-- START --

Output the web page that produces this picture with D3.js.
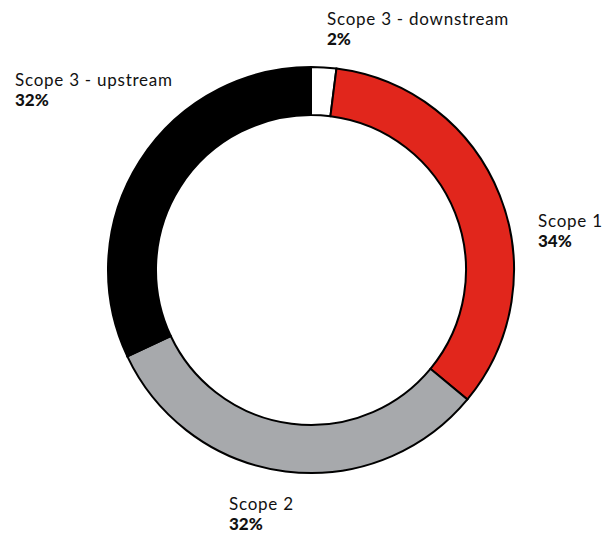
<!DOCTYPE html>
<html>
<head>
<meta charset="utf-8">
<script src="https://cdn.jsdelivr.net/npm/d3@7"></script>
<style>
  html, body { margin: 0; padding: 0; background: #fff; }
  svg { display: block; }
  text { font-family: "Lato", "Open Sans", sans-serif; fill: #111; }
</style>
</head>
<body>
<svg id="chart" width="610" height="534"></svg>
<script>
// Emissions share by scope (percent)
const categories = ["Scope 3 - downstream", "Scope 1", "Scope 2", "Scope 3 - upstream"];
const values = [2, 34, 32, 32];
const valueLabels = ["2%", "34%", "32%", "32%"];
const colors = ["#ffffff", "#e1261c", "#a7a9ac", "#000000"];

const width = 610, height = 534;
const cx = 311, cy = 270;
const outerR = 203, innerR = 155;

const svg = d3.select("#chart");
const g = svg.append("g").attr("transform", `translate(${cx},${cy})`);

const pie = d3.pie().value(d => d.value).sort(null);
const arc = d3.arc().innerRadius(innerR).outerRadius(outerR);

const data = categories.map((c, i) => ({ name: c, value: values[i], label: valueLabels[i], color: colors[i] }));

g.selectAll("path.slice")
  .data(pie(data))
  .join("path")
  .attr("class", "slice")
  .attr("d", arc)
  .attr("fill", d => d.data.color)
  .attr("stroke", "#000")
  .attr("stroke-width", 2)
  .attr("stroke-linejoin", "miter");

// Label anchors, placed beside each segment
const labelPos = {
  "Scope 3 - downstream": [327, 25],
  "Scope 1": [538, 227],
  "Scope 2": [229, 510],
  "Scope 3 - upstream": [15, 86]
};

const labels = svg.selectAll("g.label")
  .data(data)
  .join("g")
  .attr("class", "label")
  .attr("transform", d => `translate(${labelPos[d.name][0]},${labelPos[d.name][1]})`);

labels.append("text")
  .attr("font-size", 17)
  .attr("letter-spacing", 0.75)
  .text(d => d.name);

labels.append("text")
  .attr("y", 20)
  .attr("font-size", 17)
  .attr("font-weight", 900)
  .text(d => d.label);
</script>
</body>
</html>
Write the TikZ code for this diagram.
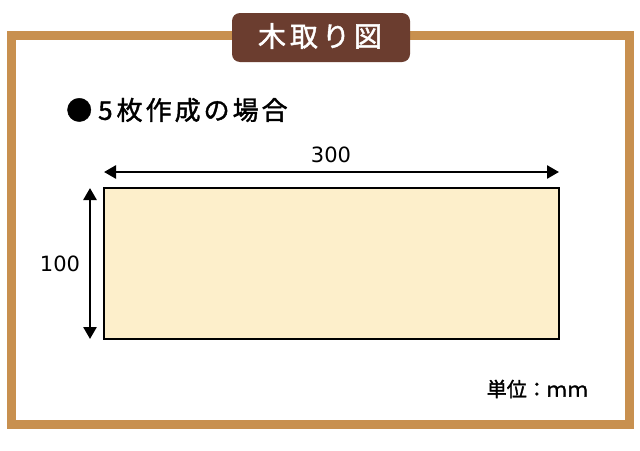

-- END --

**What is being asked:** Every entry must be written out exactly, with all pictures left out.

**The solution:**
Output the web page that produces this picture with D3.js.
<!DOCTYPE html>
<html>
<head>
<meta charset="utf-8">
<script src="https://cdn.jsdelivr.net/npm/d3@7"></script>
<style>
  html, body { margin: 0; padding: 0; background: #fff; }
  svg { display: block; }
  text { font-family: "Lato", "Open Sans", sans-serif; fill: #111; }
</style>
</head>
<body>
<svg id="chart" width="610" height="534"></svg>
<script>
// Emissions share by scope (percent)
const categories = ["Scope 3 - downstream", "Scope 1", "Scope 2", "Scope 3 - upstream"];
const values = [2, 34, 32, 32];
const valueLabels = ["2%", "34%", "32%", "32%"];
const colors = ["#ffffff", "#e1261c", "#a7a9ac", "#000000"];

const width = 610, height = 534;
const cx = 311, cy = 270;
const outerR = 203, innerR = 155;

const svg = d3.select("#chart");
const g = svg.append("g").attr("transform", `translate(${cx},${cy})`);

const pie = d3.pie().value(d => d.value).sort(null);
const arc = d3.arc().innerRadius(innerR).outerRadius(outerR);

const data = categories.map((c, i) => ({ name: c, value: values[i], label: valueLabels[i], color: colors[i] }));

g.selectAll("path.slice")
  .data(pie(data))
  .join("path")
  .attr("class", "slice")
  .attr("d", arc)
  .attr("fill", d => d.data.color)
  .attr("stroke", "#000")
  .attr("stroke-width", 2)
  .attr("stroke-linejoin", "miter");

// Label anchors, placed beside each segment
const labelPos = {
  "Scope 3 - downstream": [327, 25],
  "Scope 1": [538, 227],
  "Scope 2": [229, 510],
  "Scope 3 - upstream": [15, 86]
};

const labels = svg.selectAll("g.label")
  .data(data)
  .join("g")
  .attr("class", "label")
  .attr("transform", d => `translate(${labelPos[d.name][0]},${labelPos[d.name][1]})`);

labels.append("text")
  .attr("font-size", 17)
  .attr("letter-spacing", 0.75)
  .text(d => d.name);

labels.append("text")
  .attr("y", 20)
  .attr("font-size", 17)
  .attr("font-weight", 900)
  .text(d => d.label);
</script>
</body>
</html>
Write the TikZ code for this diagram.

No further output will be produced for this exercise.